The latest anti-Iranian Saudi moves can also be seen as a step by the young new Saudi defense minister, Sheikh Mohammed bin Salman, the king’s son, as seeking to prove his mettle, Teitelbaum said.
Meir Javedanfar, a lecturer on Iranian politics at the IDC said that both sides “are going to significantly increase support for proxy groups in Syria, Yemen, Iraq, and even Lebanon.”
“This is going to make the job of [Secretary of State] John Kerry of finding peaceful solution in Syria much more difficult,” Javedanfar said.
Asked if he envisages direct military conflict between Iran and Saudi Arabia, Jevadanfar responded that for now direct confrontation is unlikely as they “prefer fighting proxy wars against each other. And this is likely to continue.”
Dr. Michael Barak, a Middle East senior researcher at ICT and a lecturer at the IDC’s Lauder school of government diplomacy and strategy, said that “Saudi Arabia crossed an Iranian red line by executing Nimr, which humiliated Iran.”
In recent years, Iran warned Saudi Arabia not to execute Shi’ite clerics, but the Saudis were determined to act against Shi’ite terrorism, Barak said.

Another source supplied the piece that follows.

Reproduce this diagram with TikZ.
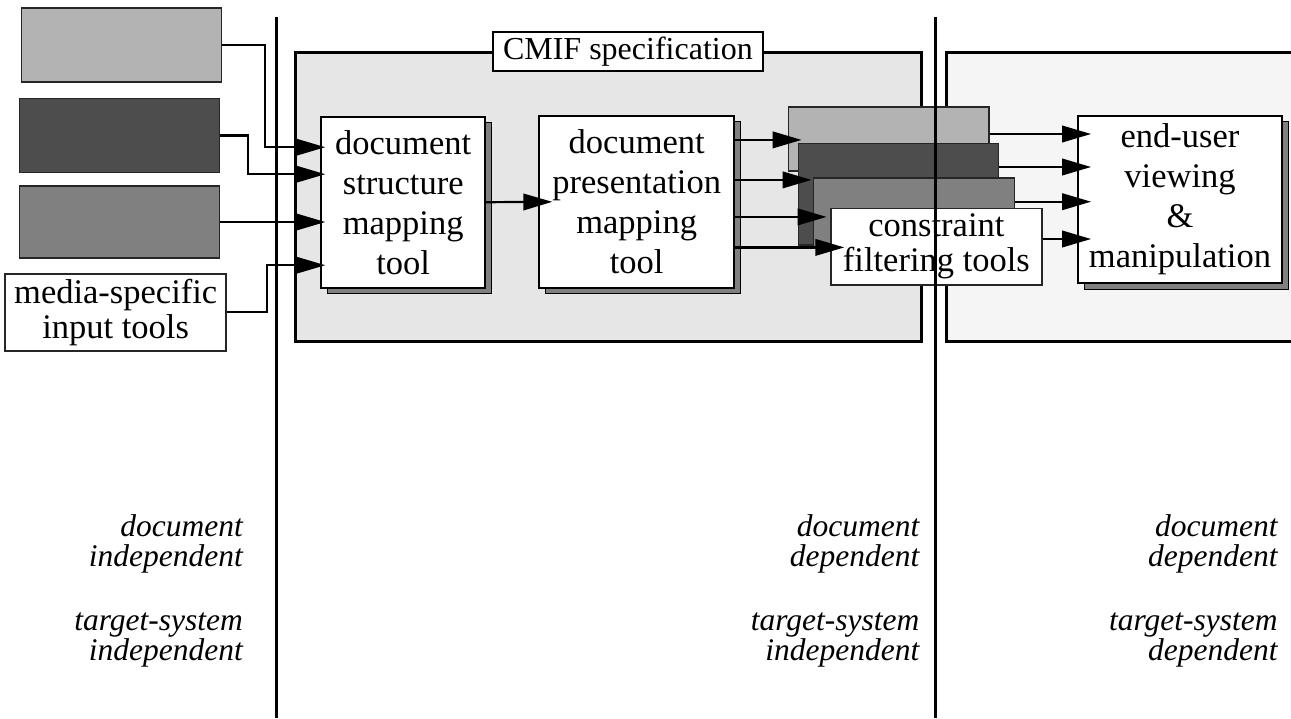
\documentclass[tikz,border=0pt]{standalone}
\usepackage{fontspec}
\setmainfont{Liberation Serif}
\usetikzlibrary{positioning}
\usetikzlibrary{arrows.meta}
\usetikzlibrary{shadows}

\definecolor{lightcard}{HTML}{B3B3B3}
\definecolor{darkcard}{HTML}{4D4D4D}
\definecolor{midcard}{HTML}{808080}
\definecolor{cmifgray}{HTML}{E6E6E6}
\definecolor{targetgray}{HTML}{F5F5F5}
\definecolor{shadowgray}{HTML}{808080}

\begin{document}
\begin{tikzpicture}[x=1pt, y=-1pt, black,
    tool/.style={draw, line width=1.8pt, fill=white, align=center, inner sep=0pt,
      font=\fontsize{34.5}{40}\selectfont,
      copy shadow={shadow xshift=6pt, shadow yshift=-6pt, fill=shadowgray, draw=black, line width=1pt}},
    card/.style={draw=black!85, line width=1.5pt, inner sep=0pt, align=center,
      font=\fontsize{34.5}{35}\selectfont},
    link/.style={line width=2.2pt, -{Triangle[length=29pt,width=16.5pt]}, shorten >=-14pt},
    note/.style={font=\itshape\fontsize{31.5}{30.5}\selectfont, align=right,
      anchor=base east, inner sep=0pt}]
  \useasboundingbox (0,0) rectangle (1291,718);
  % regions
  \draw[fill=cmifgray, line width=3pt] (295.7,52.3) rectangle (921.6,341.7);
  \filldraw[fill=targetgray, line width=3pt] (1300,52.3) -- (946,52.3) -- (946,341.7) -- (1300,341.7);
  \node[draw, line width=2.2pt, fill=white, minimum width=270pt, minimum height=39pt, inner sep=0pt,
    font=\fontsize{32}{36}\selectfont] (cmiflabel) at (627.9,51.2) {CMIF specification};
  % media sources
  \node[card, fill=lightcard, minimum width=200pt, minimum height=74pt] (src1) at (121.4,45.2) {};
  \node[card, fill=darkcard, minimum width=200pt, minimum height=74pt] (src2) at (119.6,135.5) {};
  \node[card, fill=midcard, minimum width=200pt, minimum height=72pt] (src3) at (119.6,222) {};
  \node[card, fill=white, minimum width=221pt, minimum height=77pt] (media) at (115.7,312.3) {media-specific\\input tools};
  % tools
  \node[tool, minimum width=164pt, minimum height=171pt] (structure) at (403.2,202.2) {document\\structure\\mapping\\tool};
  \node[tool, minimum width=195pt, minimum height=172pt] (presentation) at (636.7,201.9) {document\\presentation\\mapping\\tool};
  \node[card, fill=lightcard, minimum width=200.7pt, minimum height=64.3pt] (st1) at (888.7,138.9) {};
  \node[card, fill=darkcard, minimum width=200.4pt, minimum height=101.7pt] (st2) at (898.5,194.2) {};
  \node[card, fill=midcard, minimum width=201pt, minimum height=70.3pt] (st3) at (913.8,212.9) {};
  \node[card, fill=white, minimum width=210.7pt, minimum height=76.7pt] (filter) at (936.4,246.7) {constraint\\filtering tools};
  \node[tool, minimum width=204pt, minimum height=167.3pt] (viewer) at (1180,199.5) {end-user\\viewing\\\&\\manipulation};
  % borders between phases
  \draw[line width=3pt] (276.8,17) -- (276.8,718);
  \draw[line width=3pt] (935.6,17) -- (935.6,718);
  % inputs
  \draw[link, shorten >=-5pt] (src1.east) -- ++(43,0) |- ([yshift=55pt]structure.west);
  \draw[link, shorten >=-5pt] (src2.east) -- ++(28,0) |- ([yshift=28pt]structure.west);
  \draw[link, shorten >=-5pt] (src3.east) -- (src3.east -| structure.west);
  \draw[link, shorten >=-5pt] (media.east) -- ++(40,0) |- ([yshift=-63pt]structure.west);
  \draw[link] (structure.east) -- (presentation.west);
  % presentation to filters
  \coordinate (p1) at ([yshift=62pt]presentation.east);
  \coordinate (p2) at ([yshift=22pt]presentation.east);
  \coordinate (p3) at ([yshift=-15pt]presentation.east);
  \coordinate (p4) at ([yshift=-45.5pt]presentation.east);
  \draw[link] (p1) -- (p1 -| st1.west);
  \draw[link] (p2) -- (p2 -| st2.west);
  \draw[link] (p3) -- (p3 -| st3.west);
  \draw[link] (p4) -- (p4 -| filter.west);
  % filters to viewer
  \coordinate (v1) at ([yshift=65.5pt]viewer.west);
  \coordinate (v2) at ([yshift=32.5pt]viewer.west);
  \coordinate (v3) at ([yshift=-2.2pt]viewer.west);
  \coordinate (v4) at ([yshift=-39.5pt]viewer.west);
  \draw[link] (st1.east |- v1) -- (v1);
  \draw[link] (st2.east |- v2) -- (v2);
  \draw[link] (st3.east |- v3) -- (v3);
  \draw[link] (filter.east |- v4) -- (v4);
  % phase notes
  \node[note] (docA) at (243,566.7) {document\\independent};
  \node[note] (sysA) at (243,660.7) {target-system\\independent};
  \node[note] (docB) at (919.6,566.7) {document\\dependent};
  \node[note] (sysB) at (919.6,660.7) {target-system\\independent};
  \node[note] (docC) at (1277.8,566.7) {document\\dependent};
  \node[note] (sysC) at (1277.8,660.7) {target-system\\dependent};
\end{tikzpicture}
\end{document}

“The execution of Nimr and three other Shi’tes is a declaration of war against Iran,” Barak said. He predicted Iran would respond “in the near future, perhaps by assassinating a prominent Saudi figure such as an ambassador.”
Barak said Iranian authorities have also arrested clerics from its Sunni minority and could execute them in revenge. Another possibility, he said, is that Iran may use its proxy in Yemen, the Houthis, to launch more attacks on Saudi Arabia.